For an example of what the schema of the datasets and folder structure should look like, we've kept snippets of synthetic data for you to compare against in the example_data/raw folder.

Within the data/raw directory are 6 folders that correspond to the different datasets listed above under Assumptions:

  • attendance_original_csv
  • ccis_original_csv
  • census_original_csv
  • ks4_original_csv
  • characteristics_original_csv
  • ks2_original_csv

The datasets in these directories should be named [TYPE]_original_[DATE].csv where [TYPE] refers to the dataset (attendance, ccis, census, ks4, characteristics, ks2) and [DATE] refers to the month and year the dataset was submitted (e.g. attendance_original_jan21.csv corresponds to autumn 2021 attendance data, which is submitted in January). [DATE] should be written as the first 3 letters of the month and the last 2 digits of the year e.g. jan21, sep19.

In addition you should add a csv file called data/raw/secondary_schools_original.csv, so the code knows what schools the establishment numbers in the data correspond to. See the file in example_data/raw for how your csv should look.

Once you've added your data to the data/raw folder, you should be good to go.

Adding data from new years

You may want to incorporate more data from later years as you collect it. Simply follow the procedure outlined above, and the pipeline will pick it up.

Adding New Columns

We currently do not support addition of new columns for modeling. The code should work fine if you add new columns but it will not use them in modeling.

Running the code

Please follow the below steps before running the workflows:

cd .\scripts\

Run the whole pipeline

To run the whole pipeline you can run:

dvc repro

(This will include a hyper parameter search which can take a few hours to run)

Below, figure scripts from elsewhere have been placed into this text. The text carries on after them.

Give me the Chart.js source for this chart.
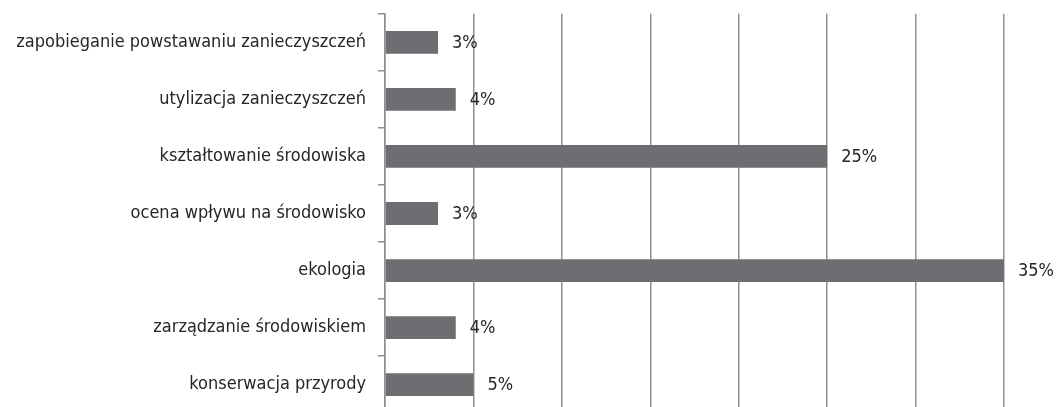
<!DOCTYPE html>
<html>
<head>
<meta charset="utf-8">
<script src="https://cdn.jsdelivr.net/npm/chart.js@4.4.1/dist/chart.umd.min.js"></script>
<style>
  html, body { margin: 0; padding: 0; background: #fff; overflow: hidden; }
  #wrap { position: absolute; left: 0; top: -9px; width: 1056px; height: 445px; }
</style>
</head>
<body>
<div id="wrap"><canvas id="chart"></canvas></div>
<script>
const categories = [
  "zapobieganie powstawaniu zanieczyszczeń",
  "utylizacja zanieczyszczeń",
  "kształtowanie środowiska",
  "ocena wpływu na środowisko",
  "ekologia",
  "zarządzanie środowiskiem",
  "konserwacja przyrody",
];
const shares = [3, 4, 25, 3, 35, 4, 5];
const xMax = 35;
const xStep = 5;

const FONT = "'Liberation Sans Narrow', 'DejaVu Sans Condensed', 'Roboto Condensed', sans-serif";
const GRID = "#8f8f8f";
const TEXT = "#262626";

// value labels just past the end of each bar
const valueLabels = {
  id: "valueLabels",
  afterDatasetsDraw(chart) {
    const ctx = chart.ctx;
    const meta = chart.getDatasetMeta(0);
    ctx.save();
    ctx.font = "18px " + FONT;
    ctx.fillStyle = TEXT;
    ctx.textAlign = "left";
    ctx.textBaseline = "middle";
    meta.data.forEach((bar, i) => {
      ctx.fillText(shares[i] + "%", bar.x + 14, bar.y + 1);
    });
    ctx.restore();
  },
};

new Chart(document.getElementById("chart"), {
  type: "bar",
  data: {
    labels: categories,
    datasets: [{
      data: shares,
      backgroundColor: "#6d6e71",
      borderWidth: 0,
      categoryPercentage: 1,
      barPercentage: 0.4,
    }],
  },
  options: {
    indexAxis: "y",
    responsive: true,
    maintainAspectRatio: false,
    animation: false,
    layout: { padding: { top: 5, right: 52, bottom: 0, left: 0 } },
    plugins: { legend: { display: false }, tooltip: { enabled: false } },
    scales: {
      x: {
        min: 0,
        max: xMax,
        ticks: { display: false, stepSize: xStep },
        grid: { color: GRID, lineWidth: 1.5, drawTicks: false },
        border: { display: false },
        afterFit: (s) => { s.height = 0; },
      },
      y: {
        ticks: { color: TEXT, font: { family: FONT, size: 18 }, padding: 12 },
        grid: { drawOnChartArea: false, color: GRID, lineWidth: 1.5, tickLength: 7, offset: true },
        border: { display: true, color: GRID, width: 1.5 },
        afterFit: (s) => { s.width = 385; },
      },
    },
  },
  plugins: [valueLabels],
});
</script>
</body>
</html>
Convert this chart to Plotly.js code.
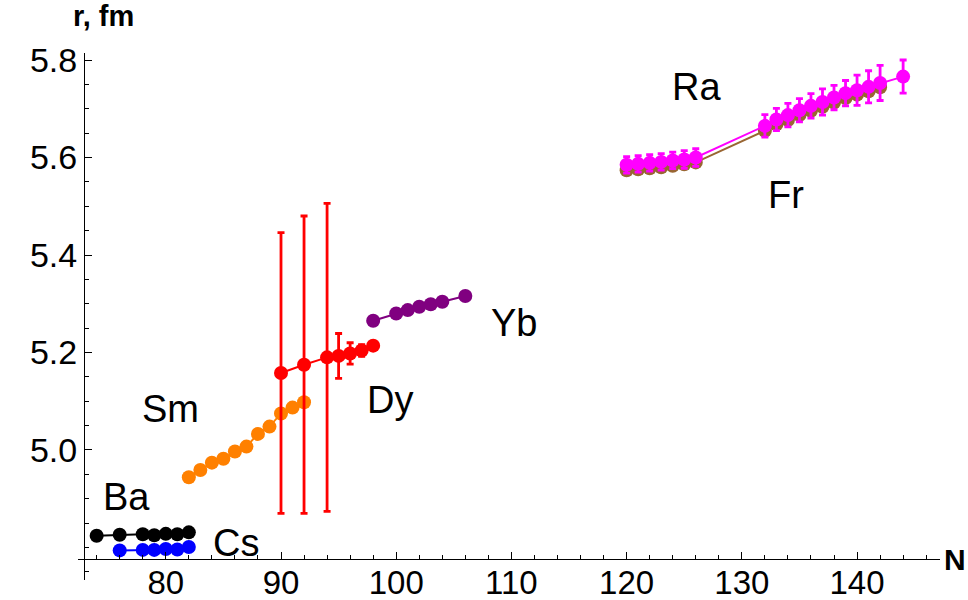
<!DOCTYPE html>
<html>
<head>
<meta charset="utf-8">
<script src="https://cdn.plot.ly/plotly-3.0.1.min.js"></script>
<style>html,body{margin:0;padding:0;background:#fff;}#chart{width:968px;height:600px;}</style>
</head>
<body>
<div id="chart"></div>
<script>
// ---- data (neutron number N, charge radius r in fm) ----
const baN = [74, 76, 78, 79, 80, 81, 82];
const baR = [4.824, 4.826, 4.827, 4.825, 4.828, 4.827, 4.831];

const csN = [76, 78, 79, 80, 81, 82];
const csR = [4.794, 4.795, 4.795, 4.797, 4.796, 4.801];

const smN = [82, 83, 84, 85, 86, 87, 88, 89, 90, 91, 92];
const smR = [4.944, 4.959, 4.974, 4.982, 4.997, 5.007, 5.033, 5.048, 5.075, 5.087, 5.098];

const dyN = [90, 92, 94, 95, 96, 97, 98];
const dyR = [5.158, 5.175, 5.190, 5.193, 5.198, 5.204, 5.214];
const dyErr = [0.288, 0.305, 0.316, 0.046, 0.022, 0.012, 0.004];

const ybN = [98, 100, 101, 102, 103, 104, 106];
const ybR = [5.265, 5.280, 5.287, 5.294, 5.299, 5.304, 5.316];

const raN = [120, 121, 122, 123, 124, 125, 126, 132, 133, 134, 135, 136, 137, 138, 139, 140, 141, 142, 144];
const raR = [5.585, 5.587, 5.589, 5.591, 5.594, 5.596, 5.600, 5.665, 5.678, 5.687, 5.697, 5.706, 5.714, 5.723, 5.732, 5.738, 5.745, 5.753, 5.766];
const raErr = [0.017, 0.017, 0.017, 0.017, 0.017, 0.018, 0.018, 0.023, 0.023, 0.024, 0.024, 0.025, 0.027, 0.025, 0.026, 0.031, 0.033, 0.036, 0.034];

const frN = [120, 121, 122, 123, 124, 125, 126, 132, 133, 134, 135, 136, 137, 138, 139, 140, 141, 142];
const frR = [5.574, 5.576, 5.578, 5.580, 5.583, 5.586, 5.590, 5.655, 5.668, 5.677, 5.687, 5.696, 5.704, 5.713, 5.722, 5.729, 5.736, 5.744];

// element labels
const labelText = ["Ba", "Cs", "Sm", "Dy", "Yb", "Ra", "Fr"];
const labelN = [76.6, 86.1, 80.4, 99.5, 110.2, 126.1, 133.8];
const labelR = [4.903, 4.809, 5.084, 5.103, 5.260, 5.745, 5.524];

// ---- styles ----
const FONT = "Liberation Sans, Arial, sans-serif";
function series(x, y, color, err) {
  const t = {
    x: x, y: y, type: "scatter", mode: "lines+markers",
    line: {color: color, width: 2},
    marker: {color: color, size: 14},
    cliponaxis: false,
    showlegend: false, hoverinfo: "skip"
  };
  if (err) {
    t.error_y = {type: "data", array: err, visible: true, color: color, thickness: 2.8, width: 3.5};
  }
  return t;
}

const traces = [
  series(baN, baR, "#000000"),
  series(csN, csR, "#0000ff"),
  series(smN, smR, "#ff8000"),
  series(dyN, dyR, "#ff0000", dyErr),
  series(ybN, ybR, "#800080"),
  series(frN, frR, "#996633"),
  series(raN, raR, "#ff00ff", raErr)
];

const annotations = labelText.map((t, i) => ({
  x: labelN[i], y: labelR[i], xref: "x", yref: "y", text: t, showarrow: false,
  font: {family: FONT, size: 38, color: "#000"}, xanchor: "center", yanchor: "middle"
}));
annotations.push({x: 0.03, y: 1.07, xref: "paper", yref: "paper", text: "<b>r, fm</b>", showarrow: false,
  font: {family: FONT, size: 29, color: "#000"}, xanchor: "center", yanchor: "middle"});
annotations.push({x: 1.0174, y: 0.038, xref: "paper", yref: "paper", text: "<b>N</b>", showarrow: false,
  font: {family: FONT, size: 30, color: "#000"}, xanchor: "center", yanchor: "middle"});

const layout = {
  width: 968, height: 600,
  margin: {l: 78, r: 28, t: 53, b: 20},
  paper_bgcolor: "#fff", plot_bgcolor: "#fff",
  showlegend: false,
  xaxis: {
    range: [72.38, 147.2], anchor: "free", position: 0.0398,
    showgrid: false, zeroline: false, showline: true, linecolor: "#000", linewidth: 1,
    ticks: "inside", ticklen: 7, tickwidth: 1, tickcolor: "#000",
    tickmode: "linear", tick0: 80, dtick: 10, ticklabelstandoff: -6,
    minor: {tickmode: "linear", tick0: 80, dtick: 2, ticks: "inside", ticklen: 4, tickcolor: "#000", tickwidth: 1},
    tickfont: {family: FONT, size: 33, color: "#000"}
  },
  yaxis: {
    range: [4.7333, 5.8144], anchor: "free", position: 0.00696,
    showgrid: false, zeroline: false, showline: true, linecolor: "#000", linewidth: 1,
    ticks: "inside", ticklen: 7, tickwidth: 1, tickcolor: "#000",
    tickmode: "array", tickvals: [5.0, 5.2, 5.4, 5.6, 5.8], ticktext: ["5.0", "5.2", "5.4", "5.6", "5.8"],
    minor: {tickmode: "linear", tick0: 5.0, dtick: 0.05, ticks: "inside", ticklen: 4, tickcolor: "#000", tickwidth: 1},
    tickfont: {family: FONT, size: 34, color: "#000"}
  },
  annotations: annotations
};

Plotly.newPlot("chart", traces, layout, {displayModeBar: false, staticPlot: true});
</script>
</body>
</html>
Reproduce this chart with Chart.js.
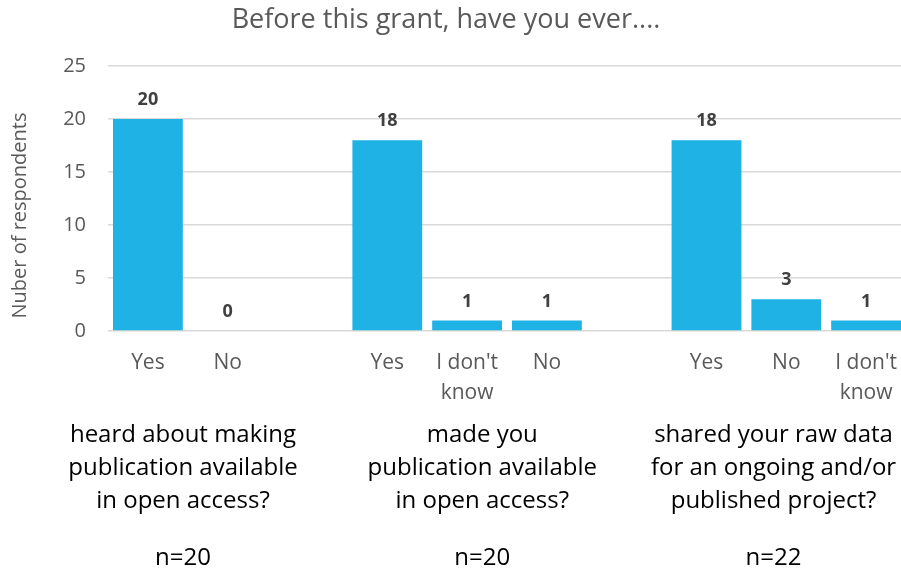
<!doctype html>
<html lang="en">
<head>
<meta charset="utf-8">
<title>Before this grant</title>
<script src="https://cdn.jsdelivr.net/npm/chart.js@4.4.0/dist/chart.umd.min.js"></script>
<style>
  html, body { margin: 0; padding: 0; background: #fff; overflow: hidden; }
  #wrap { position: relative; width: 906px; height: 575px; }
</style>
</head>
<body>
<div id="wrap"><canvas id="grantChart"></canvas></div>

<script>
// answer categories, one per slot ('' = gap between questions)
var categories = ['Yes', 'No', '', 'Yes', ["I don't", 'know'], 'No', '', 'Yes', 'No', ["I don't", 'know']];
var respondents = [20, 0, null, 18, 1, 1, null, 18, 3, 1];
var yTicks = [0, 5, 10, 15, 20, 25];

// question text under each group, with n
var questions = [
  ['heard about making', 'publication available', 'in open access?'],
  ['made you', 'publication available', 'in open access?'],
  ['shared your raw data', 'for an ongoing and/or', 'published project?']
];
var sampleSizes = ['n=20', 'n=20', 'n=22'];
var questionSlot = [0.44, 4.19, 7.84];
var chartTitle = 'Before this grant, have you ever....';
var yTitle = 'Nuber of respondents';

var grey = '#595959';
var face = "'Open Sans'";

// value labels above the bars
var barLabels = {
  id: 'barLabels',
  afterDatasetsDraw: function(chart) {
    var ctx = chart.ctx;
    var meta = chart.getDatasetMeta(0);
    ctx.save();
    ctx.font = 'bold 18px ' + face;
    ctx.fillStyle = '#404040';
    ctx.textAlign = 'center';
    ctx.textBaseline = 'middle';
    meta.data.forEach(function(bar, i) {
      var v = respondents[i];
      if (v === null) return;
      ctx.fillText(String(v), bar.x, bar.y - 19);
    });
    ctx.restore();
  }
};

// title, question captions below the axis, y title (sits a bit low in the original)
var extraText = {
  id: 'extraText',
  afterDraw: function(chart) {
    var ctx = chart.ctx;
    var x = chart.scales.x;
    var area = chart.chartArea;
    ctx.save();
    ctx.textAlign = 'center';
    ctx.textBaseline = 'middle';

    // canvas is a few px wider than the window, so centre on the visible part
    ctx.font = '27px ' + face;
    ctx.fillStyle = grey;
    ctx.fillText(chartTitle, 446, 20);

    ctx.font = '24px ' + face;
    ctx.fillStyle = '#000';
    questions.forEach(function(lines, g) {
      var cx = x.getPixelForValue(questionSlot[g]);
      lines.forEach(function(line, k) {
        ctx.fillText(line, cx, 435 + k * 33);
      });
      ctx.fillText(sampleSizes[g], cx, 558);
    });

    ctx.translate(20, (area.top + area.bottom) / 2 + 17);
    ctx.rotate(-Math.PI / 2);
    ctx.font = '20px ' + face;
    ctx.fillStyle = grey;
    ctx.fillText(yTitle, 0, 0);
    ctx.restore();
  }
};

var chart = new Chart(document.getElementById('grantChart'), {
  type: 'bar',
  data: {
    labels: categories,
    datasets: [{
      data: respondents,
      backgroundColor: '#1FB2E4',
      borderWidth: 0,
      categoryPercentage: 1,
      barPercentage: 0.875
    }]
  },
  options: {
    responsive: true,
    maintainAspectRatio: false,
    animation: false,
    layout: { padding: { top: 66, right: 0, bottom: 0, left: 0 } },
    plugins: {
      legend: { display: false },
      tooltip: { enabled: false },
      title: { display: false }
    },
    scales: {
      x: {
        grid: { display: false, drawTicks: false },
        border: { display: false },
        ticks: {
          color: grey,
          font: { family: face, size: 21, lineHeight: 1.42 },
          padding: 17,
          maxRotation: 0,
          autoSkip: false
        },
        afterFit: function(scale) {
          scale.height = 244;
          scale.paddingLeft = 0;
          scale.paddingRight = 0;
        }
      },
      y: {
        min: 0,
        max: 25,
        afterBuildTicks: function(scale) {
          scale.ticks = yTicks.map(function(v) { return { value: v }; });
        },
        grid: { color: '#d9d9d9', lineWidth: 1.5, drawTicks: false },
        border: { display: false },
        ticks: {
          color: grey,
          font: { family: face, size: 20 },
          padding: 22
        },
        afterFit: function(scale) {
          scale.width = 108;
          scale.paddingTop = 0;
        }
      }
    }
  },
  plugins: [barLabels, extraText]
});
</script>
</body>
</html>
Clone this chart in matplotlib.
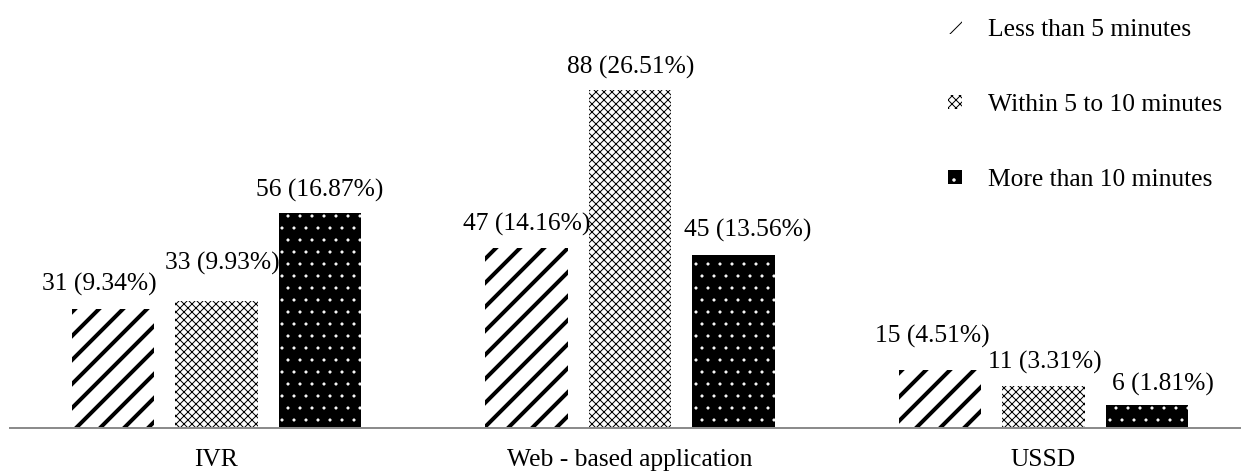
import matplotlib
matplotlib.use("Agg")
import matplotlib.pyplot as plt
import numpy as np

categories = ["IVR", "Web - based application", "USSD"]
series = ["Less than 5 minutes", "Within 5 to 10 minutes", "More than 10 minutes"]
counts = [
    [31, 47, 15],   # less than 5 minutes
    [33, 88, 11],   # within 5 to 10 minutes
    [56, 45, 6],    # more than 10 minutes
]
percents = [
    [9.34, 14.16, 4.51],
    [9.93, 26.51, 3.31],
    [16.87, 13.56, 1.81],
]

# label nudges in px (dx, dy above bar top) per series / category
label_dx = [[-14, 0, -8], [6, 1, 1], [0, 14, 16]]
label_dy = [[18, 17, 28], [32, 17, 17], [16, 19, 14]]

plt.rcParams["font.family"] = ["Liberation Serif", "DejaVu Serif"]
FS = 25.5

fig = plt.figure(figsize=(1249 / 72, 476 / 72), dpi=72)
ax = fig.add_axes([10 / 1249, 48 / 476, 1230 / 1249, 384 / 476])

x = np.arange(len(categories))
offsets = [-0.25, 0, 0.25]
width = 0.2
styles = [
    dict(facecolor="white", edgecolor="black", hatch="/", hlw=4.0),
    dict(facecolor="white", edgecolor="black", hatch="xxx", hlw=1.0),
    dict(facecolor="black", edgecolor="white", hatch=".", hlw=0.6),
]

handles = []
for i, name in enumerate(series):
    st = styles[i]
    with plt.rc_context({"hatch.linewidth": st["hlw"]}):
        bars = ax.bar(x + offsets[i], counts[i], width, facecolor=st["facecolor"],
                      edgecolor=st["edgecolor"], hatch=st["hatch"], linewidth=0,
                      label=name)
    handles.append(bars)
    for j, b in enumerate(bars):
        ax.annotate(f"{counts[i][j]} ({percents[i][j]:.2f}%)",
                    xy=(b.get_x() + b.get_width() / 2, b.get_height()),
                    xytext=(label_dx[i][j], label_dy[i][j]), textcoords="offset points",
                    ha="center", va="baseline", fontsize=FS)

for j, cat in enumerate(categories):
    ax.annotate(cat, xy=(x[j], 0), xytext=(0, -38), textcoords="offset points",
                ha="center", va="baseline", fontsize=FS, annotation_clip=False)

ax.set_xlim(-0.4994, 2.4752)
ax.set_ylim(0, 100)
ax.set_xticks([])
ax.set_yticks([])
for s in ["top", "left", "right"]:
    ax.spines[s].set_visible(False)
ax.spines["bottom"].set_color("#8c8c8c")
ax.spines["bottom"].set_linewidth(2)

ax.legend(handles=handles, loc="upper left", bbox_to_anchor=(948 / 1249, 1 - 19 / 476),
          bbox_transform=fig.transFigure, frameon=False, fontsize=FS,
          handlelength=0.55, handleheight=0.5, handletextpad=1.0,
          labelspacing=2.08, borderpad=0, borderaxespad=0)

fig.savefig("out.png", dpi=72)
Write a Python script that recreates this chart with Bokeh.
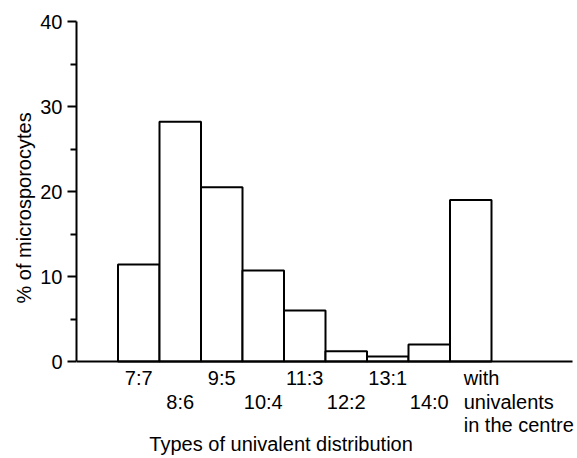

Alternatively, you could run the steps individually:

  # Generate datasets for modelling
  dvc repro -s --glob generate_modeling_*

  # Run cross validation and hyper parameter search 
  dvc repro -s --glob cv_*

  # Model Evaluation 
  dvc repro -s --glob model_evaluation_* 

  # Generate datasets for predictions and final output 
  dvc repro -s --glob prediction_* 

Following these steps re-trains the model with new data using the previous best hyper-parameters.

  # Generate datasets for modelling
  dvc repro -s --glob generate_modeling_*          

  # Model Evaluation 
  dvc repro -s --glob model_evaluation_*                        

  # Generate datasets for predictions and final output
  dvc repro --glob prediction_* 

Below is a brief overview of what each stage within a workflow is doing:

Generate datasets for modelling

  • Merges each dataset (eg: Census, Attendance, etc) across all the years
  • Split categorical variables into binary columns containing 0's or 1's
  • Drop columns which aren't required for modelling or for which we won't have data available before Year 11
  • Output two datasets ready for modelling:
    • Only unique students (UPNs)
    • A student having multiple observations across different years

Run cross validation and hyper parameter search

  • Searches for the best model parameters. Please note you can opt out of running this step.
  • This search includes checkpoints. To rerun the hyperparameter search from a checkpoint:
    • Change the LOAD_CHECKPOINTS value in scripts/params.yaml to True.
  • When re-running the search with new data, ensure the LOAD_CHECKPOINTS value is set to False (otherwise an old checkpoint will be used for the new data).

Model Evaluation

  • Evaluates RONI tool's performance
  • Retrains model with new incoming data and saves model with best threshold
  • Apply the chosen model on the test data to output a final model performance score

Generate datasets for predictions and final output

  • Creates datasets with current Year 7-10 students and students with unknown destinations to predict on
  • Executes model on unseen data and generates final predictions in form of a CSV
  • Generates feature importance
  • Returns RONI score
  • Returns scaled probability scores for a student at risk of becoming NEET (between 1-10)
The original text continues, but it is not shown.